EXERCISE DIRECTIONS
Write out, word for word, the stretch of lines beginning at the one with "Write the React, TypeScript" and ending at the one with "const TITLE = 'Geschiedenis", omitting the images.

(Source code of charts)
◇ ◇ ◇ ◇

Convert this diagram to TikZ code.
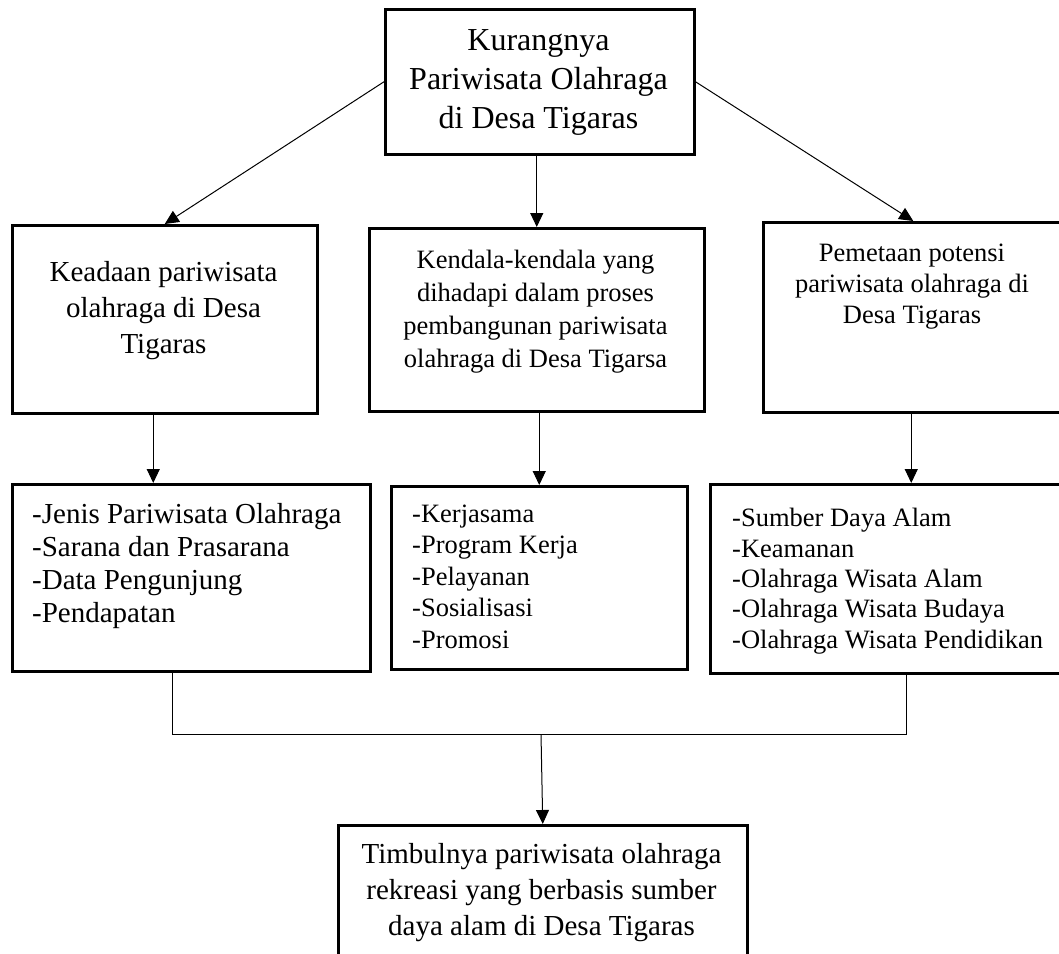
\documentclass[tikz,border=0pt]{standalone}
\usepackage{fontspec}
\setmainfont{Liberation Serif}
\usetikzlibrary{arrows.meta}

\tikzset{
  kotak/.style={draw, line width=2.5pt, inner sep=0pt, anchor=north west},
  judul/.style={inner sep=0pt, align=center, anchor=base},
  daftar/.style={inner sep=0pt, align=left, anchor=base west},
  garis/.style={line width=1pt},
  panah/.style={garis, -{Triangle[length=14pt,width=13pt]}}
}

\begin{document}
\begin{tikzpicture}[x=1pt, y=-1pt]
  \clip (0,0) rectangle (1059,953);
  % kotak
  \node[kotak, minimum width=309pt, minimum height=145pt] (atas) at (384,8) {};
  \node[kotak, minimum width=305pt, minimum height=188pt] (kiri) at (11,224) {};
  \node[kotak, minimum width=335pt, minimum height=183pt] (tengah) at (368,227) {};
  \node[kotak, minimum width=300pt, minimum height=190pt] (kanan) at (762,221) {};
  \node[kotak, minimum width=358pt, minimum height=187pt] (daftarkiri) at (11,483) {};
  \node[kotak, minimum width=296pt, minimum height=183pt] (daftartengah) at (390,485) {};
  \node[kotak, minimum width=356pt, minimum height=189pt] (daftarkanan) at (709,483) {};
  \node[kotak, minimum width=409pt, minimum height=140pt] (hasil) at (337,824) {};
  % teks (base = baris terakhir)
  \node[judul, font=\fontsize{32}{39}\selectfont] (tatas) at (538.5,128)
    {Kurangnya\\Pariwisata Olahraga\\di Desa Tigaras};
  \node[judul, font=\fontsize{29}{36}\selectfont] (tkiri) at (163.5,353)
    {Keadaan pariwisata\\olahraga di Desa\\Tigaras};
  \node[judul, font=\fontsize{26.5}{33}\selectfont] (ttengah) at (535.5,367)
    {Kendala-kendala yang\\dihadapi dalam proses\\pembangunan pariwisata\\olahraga di Desa Tigarsa};
  \node[judul, font=\fontsize{26.5}{31}\selectfont] (tkanan) at (912,323)
    {Pemetaan potensi\\pariwisata olahraga di\\Desa Tigaras};
  \node[daftar, font=\fontsize{29}{33}\selectfont] (tdaftarkiri) at (32,622)
    {-Jenis Pariwisata Olahraga\\-Sarana dan Prasarana\\-Data Pengunjung\\-Pendapatan};
  \node[daftar, font=\fontsize{26.5}{31.5}\selectfont] (tdaftartengah) at (412,648)
    {-Kerjasama\\-Program Kerja\\-Pelayanan\\-Sosialisasi\\-Promosi};
  \node[daftar, font=\fontsize{26.5}{30.3}\selectfont] (tdaftarkanan) at (732,648)
    {-Sumber Daya Alam\\-Keamanan\\-Olahraga Wisata Alam\\-Olahraga Wisata Budaya\\-Olahraga Wisata Pendidikan};
  \node[judul, font=\fontsize{29}{36}\selectfont] (thasil) at (541.5,935)
    {Timbulnya pariwisata olahraga\\rekreasi yang berbasis sumber\\daya alam di Desa Tigaras};
  % titik bantu
  \coordinate (kiribawah) at (172,734);
  \coordinate (kananbawah) at (906,734);
  \coordinate (gabung) at (541,734);
  % panah
  \draw[panah] (atas.west) -- (kiri.north);
  \draw[panah] (atas.south -| tengah.north) -- (tengah.north);
  \draw[panah] (atas.east) -- (kanan.north);
  \draw[panah] ([xshift=-11.5pt]kiri.south) -- ([xshift=-11.5pt]kiri.south |- daftarkiri.north);
  \draw[panah] (tengah.south -| daftartengah.north) -- (daftartengah.north);
  \draw[panah] ([xshift=-2pt]kanan.south) -- ([xshift=-2pt]kanan.south |- daftarkanan.north);
  \draw[garis] (daftarkiri.south -| kiribawah) -- (kiribawah) -- (kananbawah) -- (daftarkanan.south -| kananbawah);
  \draw[panah] (gabung) -- (hasil.north);
\end{tikzpicture}
\end{document}
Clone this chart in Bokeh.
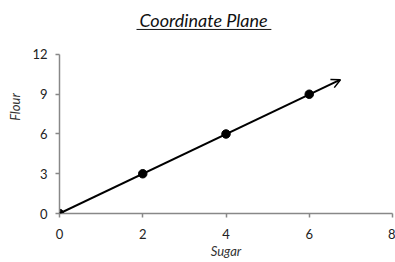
from bokeh.plotting import figure
from bokeh.models import Range1d, Label, Arrow, OpenHead, FixedTicker
from bokeh.embed import file_html
from bokeh.resources import INLINE

# data
sugar = [0, 2, 4, 6]
flour = [0, 3, 6, 9]
arrow_end = (6.75, 10.1)
x_ticks = [0, 2, 4, 6, 8]
y_ticks = [0, 3, 6, 9, 12]
title_text = "Coordinate Plane"
x_label = "Sugar"
y_label = "Flour"

FONT = "Lato"

# frame spans from the top of the figure down to the x axis; the y axis stops at 12
p = figure(width=395, height=262, output_backend="svg", toolbar_location=None,
           x_range=Range1d(0, 8), y_range=Range1d(0, 16.075),
           min_border_left=59, min_border_right=3, min_border_top=0, min_border_bottom=49)
p.outline_line_color = None
p.grid.grid_line_color = None
p.background_fill_color = "white"
p.border_fill_color = "white"

for ax, ticks in ((p.xaxis, x_ticks), (p.yaxis, y_ticks)):
    ax.ticker = FixedTicker(ticks=ticks)
    ax.minor_tick_line_color = None
    ax.axis_line_color = "#888888"
    ax.axis_line_width = 1.5
    ax.major_tick_line_color = "#888888"
    ax.major_tick_line_width = 1.5
    ax.major_tick_in = 0
    ax.major_tick_out = 4
    ax.major_label_text_font = FONT
    ax.major_label_text_font_size = "13px"
    ax.major_label_text_color = "#222222"
    ax.axis_label_text_font = FONT
    ax.axis_label_text_font_size = "13px"
    ax.axis_label_text_font_style = "italic"
    ax.axis_label_text_color = "#333333"

p.yaxis.bounds = (y_ticks[0], y_ticks[-1])
p.xaxis.axis_label = x_label
p.yaxis.axis_label = y_label
p.xaxis.major_label_standoff = 11
p.xaxis.axis_label_standoff = 1
p.yaxis.major_label_standoff = 8
p.yaxis.axis_label_standoff = 6

p.add_layout(Arrow(end=OpenHead(size=9, line_width=1.5, line_color="black"),
                   x_start=sugar[0], y_start=flour[0],
                   x_end=arrow_end[0], y_end=arrow_end[1],
                   line_width=2, line_color="black"))
p.scatter(sugar, flour, size=8.5, color="black")

# title with underline, placed in the empty area above the plot
p.add_layout(Label(x=3.46, y=14.57, text=title_text,
                   text_font=FONT, text_font_size="18px", text_font_style="italic",
                   text_align="center", text_baseline="middle", text_color="#111111"))
p.add_layout(Arrow(end=None, x_start=1.85, y_start=13.89, x_end=5.09, y_end=13.89,
                   line_width=1, line_color="#111111"))

open("out.html", "w").write(file_html(p, INLINE))
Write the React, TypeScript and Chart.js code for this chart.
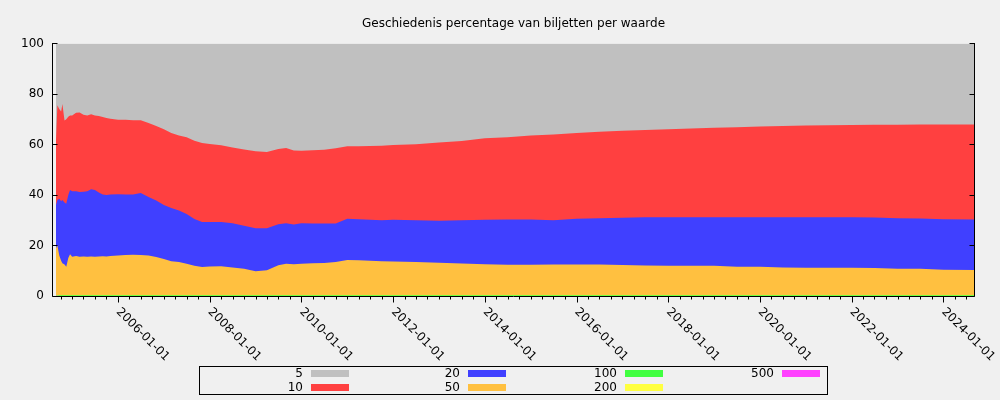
import { useEffect, useRef } from 'react';
import { Chart, registerables } from 'chart.js';

Chart.register(...registerables);

// ---------- data ----------
const TITLE = 'Geschiedenis percentage van biljetten per waarde';

const DATES = [
  '2004-08-25', '2004-09-05', '2004-09-20', '2004-10-05', '2004-10-15', '2004-11-01', '2004-11-15', '2004-12-01', '2004-12-15', '2005-01-01',
  '2005-02-01', '2005-03-01', '2005-04-01', '2005-05-01', '2005-06-01', '2005-07-01', '2005-08-01', '2005-09-01', '2005-10-01', '2005-11-01',
  '2006-01-01', '2006-03-01', '2006-05-01', '2006-07-01', '2006-09-01', '2006-11-01', '2007-01-01', '2007-03-01', '2007-05-01', '2007-07-01',
  '2007-09-01', '2007-11-01', '2008-01-01', '2008-04-01', '2008-07-01', '2008-10-01', '2009-01-01', '2009-04-01', '2009-07-01', '2009-09-01',
  '2009-11-01', '2010-01-01', '2010-04-01', '2010-07-01', '2010-10-01', '2011-01-01', '2011-04-01', '2011-07-01', '2011-10-01', '2012-01-01',
  '2012-07-01', '2013-01-01', '2013-07-01', '2014-01-01', '2014-07-01', '2015-01-01', '2015-07-01', '2016-01-01', '2016-07-01', '2017-01-01',
  '2017-07-01', '2018-01-01', '2018-07-01', '2019-01-01', '2019-07-01', '2020-01-01', '2020-07-01', '2021-01-01', '2021-07-01', '2022-01-01',
  '2022-07-01', '2023-01-01', '2023-07-01', '2024-01-01', '2024-09-01',
];

const P5 = [
  38, 24.5, 26, 27, 24, 30.5, 30, 29, 28.5, 28.5,
  27.5, 27.4, 28.2, 28.5, 28, 28.5, 28.7, 29.1, 29.5, 29.8,
  30.2, 30.2, 30.4, 30.4, 31.5, 32.7, 34, 35.5, 36.5, 37.2,
  38.5, 39.4, 39.8, 40.3, 41.2, 42, 42.7, 43, 41.8, 41.4,
  42.4, 42.5, 42.3, 42.1, 41.5, 40.7, 40.7, 40.6, 40.5, 40.2,
  39.9, 39.2, 38.6, 37.5, 37.2, 36.5, 36.1, 35.5, 35, 34.6,
  34.3, 34, 33.7, 33.4, 33.2, 32.9, 32.7, 32.5, 32.4, 32.3,
  32.2, 32.2, 32.1, 32.1, 32.1,
];

const P10 = [
  26, 37.5, 35.5, 35.5, 38, 32.5, 33.5, 31, 29.5, 30,
  31, 31.4, 30.5, 30, 29.7, 29.5, 30.3, 30.7, 30.5, 30,
  29.5, 29.6, 29.4, 28.8, 29.3, 29.5, 30, 29.7, 29.7, 30.3,
  31, 31.3, 30.9, 30.4, 30, 30.2, 30.5, 30.2, 29.8, 29.8,
  29.3, 28.7, 29, 29.2, 29.8, 28.7, 28.9, 29.2, 29.5, 29.6,
  30.1, 31, 31.4, 32.3, 32.5, 33.2, 33.9, 33.9, 34.2, 34.4,
  34.5, 34.8, 35.1, 35.4, 35.6, 35.9, 36.1, 36.3, 36.4, 36.5,
  36.7, 37, 37.2, 37.5, 37.6,
];

const P20 = [
  17, 18, 22.5, 23.5, 25, 24.5, 24.9, 25, 25.5, 26,
  25.7, 25.7, 25.7, 26, 26.7, 26.5, 25.4, 24.5, 24.4, 24.4,
  24.3, 24, 23.9, 24.6, 23.2, 22.4, 21.4, 21, 20.3, 19.7,
  18.5, 17.8, 17.6, 17.5, 17.5, 17, 17, 16.6, 16.2, 16,
  15.7, 16, 15.7, 15.6, 15.2, 16.3, 16.2, 16.2, 16.2, 16.5,
  16.5, 16.6, 17.1, 17.6, 17.9, 17.9, 17.5, 18.1, 18.3, 18.7,
  19.1, 19.2, 19.2, 19.2, 19.6, 19.6, 19.9, 20, 20, 20,
  20, 20, 19.9, 20, 20,
];

const P50 = [
  18.6, 19.6, 15.6, 13.6, 12.6, 12.1, 11.2, 14.6, 16.1, 15.1,
  15.4, 15.1, 15.2, 15.1, 15.2, 15.1, 15.2, 15.3, 15.2, 15.4,
  15.6, 15.8, 15.9, 15.8, 15.6, 15.0, 14.2, 13.4, 13.1, 12.4,
  11.6, 11.1, 11.3, 11.4, 10.9, 10.4, 9.4, 9.8, 11.8, 12.4,
  12.2, 12.4, 12.6, 12.7, 13.1, 13.9, 13.8, 13.6, 13.4, 13.3,
  13.1, 12.8, 12.5, 12.2, 12.0, 12.0, 12.1, 12.1, 12.1, 11.9,
  11.7, 11.6, 11.6, 11.6, 11.2, 11.2, 10.9, 10.8, 10.8, 10.8,
  10.7, 10.4, 10.4, 10.0, 9.9,
];

const P100 = [
  0.2, 0.25, 0.3, 0.3, 0.3, 0.3, 0.3, 0.3, 0.3, 0.3,
  0.3, 0.3, 0.3, 0.3, 0.3, 0.3, 0.3, 0.3, 0.3, 0.3,
  0.3, 0.3, 0.3, 0.3, 0.3, 0.3, 0.3, 0.3, 0.3, 0.3,
  0.3, 0.3, 0.3, 0.3, 0.3, 0.3, 0.3, 0.3, 0.3, 0.3,
  0.3, 0.3, 0.3, 0.3, 0.3, 0.3, 0.3, 0.3, 0.3, 0.3,
  0.3, 0.3, 0.3, 0.3, 0.3, 0.3, 0.3, 0.3, 0.3, 0.3,
  0.3, 0.3, 0.3, 0.3, 0.3, 0.3, 0.3, 0.3, 0.3, 0.3,
  0.3, 0.3, 0.3, 0.3, 0.3,
];

const P200 = [
  0.1, 0.1, 0.08, 0.08, 0.07, 0.07, 0.07, 0.07, 0.07, 0.07,
  0.07, 0.07, 0.07, 0.07, 0.07, 0.07, 0.07, 0.07, 0.07, 0.07,
  0.07, 0.07, 0.07, 0.07, 0.07, 0.07, 0.07, 0.07, 0.07, 0.07,
  0.07, 0.07, 0.07, 0.07, 0.07, 0.07, 0.07, 0.07, 0.07, 0.07,
  0.07, 0.07, 0.07, 0.07, 0.07, 0.07, 0.07, 0.07, 0.07, 0.07,
  0.07, 0.07, 0.07, 0.07, 0.07, 0.07, 0.07, 0.07, 0.07, 0.07,
  0.07, 0.07, 0.07, 0.07, 0.07, 0.07, 0.07, 0.07, 0.07, 0.07,
  0.07, 0.07, 0.07, 0.07, 0.07,
];

const P500 = [
  0.1, 0.05, 0.02, 0.02, 0.03, 0.03, 0.03, 0.03, 0.03, 0.03,
  0.03, 0.03, 0.03, 0.03, 0.03, 0.03, 0.03, 0.03, 0.03, 0.03,
  0.03, 0.03, 0.03, 0.03, 0.03, 0.03, 0.03, 0.03, 0.03, 0.03,
  0.03, 0.03, 0.03, 0.03, 0.03, 0.03, 0.03, 0.03, 0.03, 0.03,
  0.03, 0.03, 0.03, 0.03, 0.03, 0.03, 0.03, 0.03, 0.03, 0.03,
  0.03, 0.03, 0.03, 0.03, 0.03, 0.03, 0.03, 0.03, 0.03, 0.03,
  0.03, 0.03, 0.03, 0.03, 0.03, 0.03, 0.03, 0.03, 0.03, 0.03,
  0.03, 0.03, 0.03, 0.03, 0.03,
];

const X_TICK_LABELS = [
  '2006-01-01', '2008-01-01', '2010-01-01', '2012-01-01', '2014-01-01',
  '2016-01-01', '2018-01-01', '2020-01-01', '2022-01-01', '2024-01-01',
];
const X_MIN_DATE = '2004-08-01';
const X_MAX_DATE = '2024-09-01';

const LEGEND_ORDER = ['5', '10', '20', '50', '100', '200', '500'];

// ---------- helpers ----------
function toYear(s: string): number {
  const [y, m, d] = s.split('-').map(Number);
  const t = Date.UTC(y, m - 1, d);
  const a = Date.UTC(y, 0, 1);
  const b = Date.UTC(y + 1, 0, 1);
  return y + (t - a) / (b - a);
}
const pad = (n: number) => (n < 10 ? '0' + n : '' + n);
const labelFor = (v: number) => {
  const hit = X_TICK_LABELS.find((l) => Math.abs(toYear(l) - v) < 1e-6);
  return hit || '';
};

const FONT_FAMILY = '"DejaVu Sans", "Liberation Sans", sans-serif';
const FONT = '12px ' + FONT_FAMILY;

const series: { label: string; values: number[]; color: string }[] = [
  { label: '500', values: P500, color: '#ff40ff' },
  { label: '200', values: P200, color: '#ffff40' },
  { label: '100', values: P100, color: '#40ff40' },
  { label: '50', values: P50, color: '#ffc040' },
  { label: '20', values: P20, color: '#4040ff' },
  { label: '10', values: P10, color: '#ff4040' },
  { label: '5', values: P5, color: '#c0c0c0' },
];

const decorPlugin = {
  id: 'decor',
  beforeDraw(chart: any) {
    const ctx = chart.ctx;
    ctx.save();
    ctx.fillStyle = '#f0f0f0';
    ctx.fillRect(0, 0, chart.width, chart.height);
    ctx.restore();
  },
  afterDraw(chart: any) {
    const { ctx, chartArea: a } = chart;
    const x = chart.scales.x;
    const y = chart.scales.y;
    ctx.save();
    const L = Math.round(a.left) - 0.5;
    const R = Math.round(a.right) + 0.5;
    const B = Math.round(a.bottom) + 0.5;
    const T = Math.round(a.top);
    ctx.strokeStyle = '#000';
    ctx.lineWidth = 1;
    ctx.beginPath();
    ctx.moveTo(L, T);
    ctx.lineTo(L, B);
    ctx.lineTo(R, B);
    ctx.lineTo(R, T);
    y.ticks.forEach((t: any) => {
      const py = Math.round(y.getPixelForValue(t.value)) + 0.5;
      ctx.moveTo(L, py);
      ctx.lineTo(L + 5, py);
      ctx.moveTo(R, py);
      ctx.lineTo(R - 5, py);
    });
    x.ticks.forEach((t: any) => {
      const px = Math.round(x.getPixelForValue(t.value)) + 0.5;
      const len = labelFor(t.value) ? 6 : 3;
      ctx.moveTo(px, B);
      ctx.lineTo(px, B + len);
    });
    ctx.stroke();

    // rotated x labels
    ctx.font = FONT;
    ctx.fillStyle = '#000';
    ctx.textAlign = 'left';
    ctx.textBaseline = 'middle';
    x.ticks.forEach((t: any) => {
      const lbl = labelFor(t.value);
      if (!lbl) return;
      const px = x.getPixelForValue(t.value);
      ctx.save();
      ctx.translate(px, a.bottom + 14);
      ctx.rotate(Math.PI / 4);
      ctx.fillText(lbl, 0, 0);
      ctx.restore();
    });

    // legend box
    const bx = 199;
    const by = 366;
    const colW = 157;
    ctx.strokeRect(bx + 0.5, by + 0.5, colW * 4, 28);
    ctx.textAlign = 'right';
    LEGEND_ORDER.forEach((name, i) => {
      const ds = chart.data.datasets.find((d: any) => d.label === name);
      if (!ds) return;
      const col = Math.floor(i / 2);
      const row = i % 2;
      const cx = bx + col * colW;
      const cy = by + (row ? 21.5 : 7.5);
      ctx.fillStyle = '#000';
      ctx.fillText(name, cx + 104, cy);
      ctx.fillStyle = ds.backgroundColor;
      ctx.fillRect(cx + 112, Math.round(cy - 3.5), 38, 7);
    });
    ctx.restore();
  },
};

export default function App() {
  const ref = useRef<HTMLCanvasElement>(null);

  useEffect(() => {
    if (!ref.current) return;
    Chart.defaults.font.family = FONT_FAMILY;
    Chart.defaults.font.size = 12;
    Chart.defaults.color = '#000';

    const datasets = series.map((s) => ({
      label: s.label,
      data: DATES.map((d, i) => ({ x: toYear(d), y: s.values[i] })),
      backgroundColor: s.color,
      borderColor: 'rgba(0,0,0,0)',
      borderWidth: 0,
      pointRadius: 0,
      fill: 'origin',
      tension: 0,
    }));

    const chart = new Chart(ref.current, {
      type: 'line',
      data: { datasets } as any,
      options: {
        animation: false,
        responsive: false,
        devicePixelRatio: 1,
        layout: { padding: { left: 0, right: 26, top: 0, bottom: 0 } },
        plugins: {
          legend: { display: false },
          tooltip: { enabled: false },
          title: {
            display: true,
            text: TITLE,
            fullSize: false,
            color: '#000',
            font: { family: FONT_FAMILY, size: 12, weight: 'normal', lineHeight: 1.2 },
            padding: { top: 17, bottom: 12 },
          },
        },
        scales: {
          x: {
            type: 'linear',
            min: toYear(X_MIN_DATE),
            max: toYear(X_MAX_DATE),
            grid: { display: false, drawTicks: false },
            border: { display: false },
            ticks: { display: false, callback: (v: any) => labelFor(Number(v)) },
            afterBuildTicks: (scale: any) => {
              const ticks: any[] = [];
              for (let yr = 2004; yr <= 2024; yr++) {
                for (let m = 1; m <= 12; m += 3) {
                  const v = toYear(`${yr}-${pad(m)}-01`);
                  if (v < scale.min || v > scale.max) continue;
                  ticks.push({ value: v });
                }
              }
              scale.ticks = ticks;
            },
            afterFit: (scale: any) => {
              scale.height = 104;
            },
          },
          y: {
            stacked: true,
            min: 0,
            max: 100,
            grid: { display: false, drawTicks: false, tickLength: 0 },
            border: { display: false },
            ticks: { stepSize: 20, padding: 9, color: '#000', font: { family: FONT_FAMILY, size: 12 } },
            afterFit: (scale: any) => {
              scale.width = 53;
            },
          },
        },
      } as any,
      plugins: [decorPlugin],
    });
    return () => chart.destroy();
  }, []);

  return (
    <div style={{ position: 'absolute', left: 0, top: 0, width: 1000, height: 400, background: '#f0f0f0' }}>
      <canvas ref={ref} width={1000} height={400} style={{ display: 'block', width: 1000, height: 400 }} />
    </div>
  );
}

◇ ◇ ◇ ◇

FINISHED ANSWER
Write the React, TypeScript and Chart.js code for this chart.
import { useEffect, useRef } from 'react';
import { Chart, registerables } from 'chart.js';

Chart.register(...registerables);

// ---------- data ----------
const TITLE = 'Geschiedenis percentage van biljetten per waarde';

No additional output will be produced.